فَسَوْفَ تَعْلَمُونَۙ مَنْ يَأْت۪يهِ عَذَابٌ يُخْز۪يهِ وَيَحِلُّ عَلَيْهِ عَذَابٌ مُق۪يمٌ
Fesevfe ta’lemûne men ye/tîhi ‘ażâbun yuḣzîhi veyehillu ‘aleyhi ‘ażâbun mukîm(un)
SV Meali – Alçaltıcı azap kime gelecekmiş ve kalıcı azap kime inecekmiş; nasıl olsa yakında öğreneceksiniz”
حَتّٰٓى اِذَا جَٓاءَ اَمْرُنَا وَفَارَ التَّنُّورُۙ قُلْنَا احْمِلْ ف۪يهَا مِنْ كُلٍّ زَوْجَيْنِ اثْنَيْنِ وَاَهْلَكَ اِلَّا مَنْ سَبَقَ عَلَيْهِ الْقَوْلُ وَمَنْ اٰمَنَۜ وَمَٓا اٰمَنَ مَعَهُٓ اِلَّا قَل۪يلٌ
Hattâ iżâ câe emrunâ vefâra-ttennûru kulnâ-hmil fîhâ min kullin zevceyni-śneyni veehleke illâ men sebeka ‘aleyhi-lkavlu vemen âmen(e) vemâ âmene me’ahu illâ kalîl(un)

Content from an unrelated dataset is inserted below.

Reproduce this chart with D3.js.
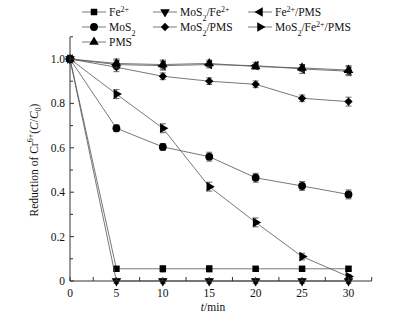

SV Meali – Sonunda emrimiz çıktı ve geminin kazanı kaynadı. Nuh’a dedik ki “Erkekli dişili her türden birer çifti ve hakkında karar çıkan kişi dışındaki aileni, bir de inanıp güvenenleri gemiye bindir.” Pek azı dışında Nuh ile birlikte inanıp güvenen olmamıştı.
Bu ayetlerde kesin hükümler verilmiştir fakat (Hûd 11/40) ayetindeki şu cümle çok dikkat çekicidir: قُلْنَا احْمِلْ ف۪يهَا مِنْ كُلٍّ زَوْجَيْنِ اثْنَيْنِ وَاَهْلَكَ اِلَّا مَنْ سَبَقَ عَلَيْهِ الْقَوْلُ (kulnâ-hmil fîhâ min kullin zevceyni-śneyni veehleke illâ men sebeka ‘aleyhi-lkavlu)
Bu cümledeki şu ifadeye lütfen dikkat: وَاَهْلَكَ اِلَّا مَنْ سَبَقَ عَلَيْهِ الْقَوْلُ (veehleke illâ men sebeka ‘aleyhi-lkavlu)
Bu cümledeki zamir MÜZEKKERdir ve müzekker gelmesinin sebepleri şunlar olabilir:
- Nuh’un ehlinden, hakkında söz geçmiş olanlar sadece müennesler değil aynı zamanda müzekkerler de vardır. Zamir galibiyet kuralı müzekker gelmiştir.
- Nuh’un ehli arasında karısından başka inanmayanlar da vardır ve bunlar müzekkerdir ama NUH bilmemektedir.
Hangisi olursa olsun şu sonuç değişmeyecektir. وَاَهْلَكَ اِلَّا مَنْ سَبَقَ عَلَيْهِ الْقَوْلُ (veehleke illâ men sebeka ‘aleyhi-lkavlu) cümlesi Nuh’un, oğlu zannedip dua ettiği kişiyi kapsa-ma-mak-tadır çünkü bu cümlede “SENİN EHLİN” denilmektedir ve bu cümleyi ‘rab’ kurmaktadır. Daha sonrasında “SENİN EHLİNDEN DEĞİLDİ” şeklinde ifade ettiği kişi için burada “SENİN EHLİN” demesi ÇELİŞKİ olacaktır.
O halde ortaya iki durum çıkmaktadır:
- Boğulanlar arasında Nuh’un ehlinden olan sadece karısı değil, aynı zamanda gerçekten ehlinden olan müzekker ve müennesler vardır.
- Nuh’un ehlinden olan “oğlum” diye tanımladığı kişi aslında hem onun ehlinden değildir hem de iman etmiş değildir. Bu iki konuda da NUH aldatılmıştır.
O çocuğu ‘oğlu’ zannetmesi karısının aldatmasıdır; çocuğun iman etmediği halde iman eder gözükmesi ise çocuğun aldatmasıdır.
İşte, NUH için ‘İLİM’ olmayan şeyler bunlardır çünkü eğer bunlar sabit olsaydı RİSALET işte bu sabiteye göre devam edecekti ve bu Nuh için DEĞİŞMEZ olacaktı.
Nuh’un ‘oğlu’ zannettiği çocuğun boğulma sebebi karısının o çocuk hakkında ona yalan söylemiş olması değil, çocuğun iman etmemiş olmasıdır. Eğer çocuk iman etseydi -babası kim olursa olsun- kurtulurdu çünkü çocuğun zina eseri bir çocuk olması onun suçu değildir.